The Law Commission proposes that the register would, however, always be capable of rectification (in the absence of exceptional circumstances – see below) without time limit where the mistake had resulted in removal of the true owner from the register, but where that true owner was still in possession. Possession in such cases would be defined extensively, as it is currently in section 131 of the LRA 2002 for the benefit of the registered proprietor in possession.
3 Are there exceptional circumstances which would prevent rectification?
Even if the answers to 1 and 2 above are yes, there may be ‘exceptional circumstances’ which justify not making the alteration (paragraphs 3(3) and 6(3) of schedule 4 to the LRA 2002). If there are no such circumstances, the registrar or the court must rectify the register.

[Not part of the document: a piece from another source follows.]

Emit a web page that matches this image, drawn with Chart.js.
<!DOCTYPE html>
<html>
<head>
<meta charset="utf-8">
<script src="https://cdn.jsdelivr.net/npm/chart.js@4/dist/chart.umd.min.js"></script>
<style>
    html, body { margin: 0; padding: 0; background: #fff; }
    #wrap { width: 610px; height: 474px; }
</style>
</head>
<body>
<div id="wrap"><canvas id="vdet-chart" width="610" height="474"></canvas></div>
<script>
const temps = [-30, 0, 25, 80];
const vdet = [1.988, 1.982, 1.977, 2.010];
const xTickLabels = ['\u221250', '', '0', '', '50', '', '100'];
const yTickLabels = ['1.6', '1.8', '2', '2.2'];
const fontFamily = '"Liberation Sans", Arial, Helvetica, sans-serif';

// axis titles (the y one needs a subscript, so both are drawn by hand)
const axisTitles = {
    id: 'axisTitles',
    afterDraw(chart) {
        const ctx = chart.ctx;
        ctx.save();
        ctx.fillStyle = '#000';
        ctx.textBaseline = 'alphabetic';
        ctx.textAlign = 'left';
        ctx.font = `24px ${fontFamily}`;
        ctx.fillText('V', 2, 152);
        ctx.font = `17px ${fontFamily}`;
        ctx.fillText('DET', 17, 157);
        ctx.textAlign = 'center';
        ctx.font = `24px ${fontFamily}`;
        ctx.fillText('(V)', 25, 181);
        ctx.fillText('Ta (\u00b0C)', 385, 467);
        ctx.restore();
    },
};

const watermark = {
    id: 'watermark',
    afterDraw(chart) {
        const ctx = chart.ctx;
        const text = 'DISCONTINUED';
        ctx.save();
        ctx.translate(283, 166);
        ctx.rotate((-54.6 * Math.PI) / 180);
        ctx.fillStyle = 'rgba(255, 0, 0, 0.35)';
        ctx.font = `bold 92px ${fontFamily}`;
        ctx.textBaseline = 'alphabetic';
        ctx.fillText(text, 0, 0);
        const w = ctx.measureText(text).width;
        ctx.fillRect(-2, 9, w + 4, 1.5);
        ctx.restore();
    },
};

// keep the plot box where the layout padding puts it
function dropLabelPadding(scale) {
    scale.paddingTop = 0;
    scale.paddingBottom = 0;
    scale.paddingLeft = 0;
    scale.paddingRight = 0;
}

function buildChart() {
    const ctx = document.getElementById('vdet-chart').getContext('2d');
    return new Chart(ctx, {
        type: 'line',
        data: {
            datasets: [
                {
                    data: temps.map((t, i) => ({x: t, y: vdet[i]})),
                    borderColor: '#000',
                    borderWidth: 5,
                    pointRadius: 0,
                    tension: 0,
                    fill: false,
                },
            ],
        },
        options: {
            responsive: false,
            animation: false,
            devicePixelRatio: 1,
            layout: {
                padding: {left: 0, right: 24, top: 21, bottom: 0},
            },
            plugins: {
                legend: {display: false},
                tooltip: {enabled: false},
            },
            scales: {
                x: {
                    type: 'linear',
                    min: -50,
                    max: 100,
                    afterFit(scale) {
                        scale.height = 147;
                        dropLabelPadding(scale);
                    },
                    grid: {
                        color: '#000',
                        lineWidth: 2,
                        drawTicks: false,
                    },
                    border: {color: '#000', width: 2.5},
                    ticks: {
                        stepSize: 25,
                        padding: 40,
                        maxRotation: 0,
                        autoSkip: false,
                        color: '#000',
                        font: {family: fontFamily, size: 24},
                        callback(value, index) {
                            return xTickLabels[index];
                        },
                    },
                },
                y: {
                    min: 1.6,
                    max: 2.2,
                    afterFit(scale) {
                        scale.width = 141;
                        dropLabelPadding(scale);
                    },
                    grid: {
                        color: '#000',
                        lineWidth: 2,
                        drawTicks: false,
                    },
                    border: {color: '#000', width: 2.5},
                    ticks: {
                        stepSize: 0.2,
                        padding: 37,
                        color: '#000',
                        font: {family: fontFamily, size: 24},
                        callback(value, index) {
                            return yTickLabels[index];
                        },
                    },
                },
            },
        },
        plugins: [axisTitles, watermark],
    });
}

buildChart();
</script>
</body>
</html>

In Paton v Todd  EWHC 1248 (Ch), the court set out what ‘exceptional circumstances’ are. They must be out of the ordinary course, unusual, special or uncommon. They do not have to be unique, very rare or without precedent, but must not be regularly or routinely encountered. They must also have a bearing on the question of rectification, not merely be exceptional circumstances in the abstract. In Paton, the fact that the applicant had no proprietary interest in the land the subject of the application was capable of being an exceptional circumstance, which would have to be weighed in the balance when the court made its decision. See also Balevents v Sartori, in which there was the same circumstance (that the claimants in that case did not have any interest in the land in respect of which they were seeking rectification), but on balance, and in view of the defendant’s actions, these circumstances did not justify a refusal to rectify the register.
Rectification of a chargee’s title
There is one Law Commission proposal which may impact on this area. A chargee, faced with an application to rectify the register and remove its charge, cannot rely on the protection of a registered proprietor in possession, but, as the law stands, in theory at least, can argue that exceptional circumstances apply such that rectification should not be possible. The Law Commission proposes that a chargee, having an interest in the property which is merely financial, should not be able to oppose rectification to remove its charge, by relying on exceptional circumstances. It is unlikely that this would affect many cases, but the Law Commission takes the view that it would be a worthwhile simplification of the law, and be appropriate protection for chargees, who would (subject to other proposed changes being implemented) possibly be entitled to claim indemnity.
The Law Commission’s consultation on its proposals has closed and it is currently analysing the responses. If the ideas in respect of alteration and rectification are adopted, the basic steps and considerations to be taken into account and referred to above will continue to be relevant, the 10-year long stop intervening in some cases to introduce an element of indefeasibility into the current extensive and flexible alteration regime. It remains to be seen whether the proposals are adopted and, if they are, how frequently they will affect cases arising in the real world.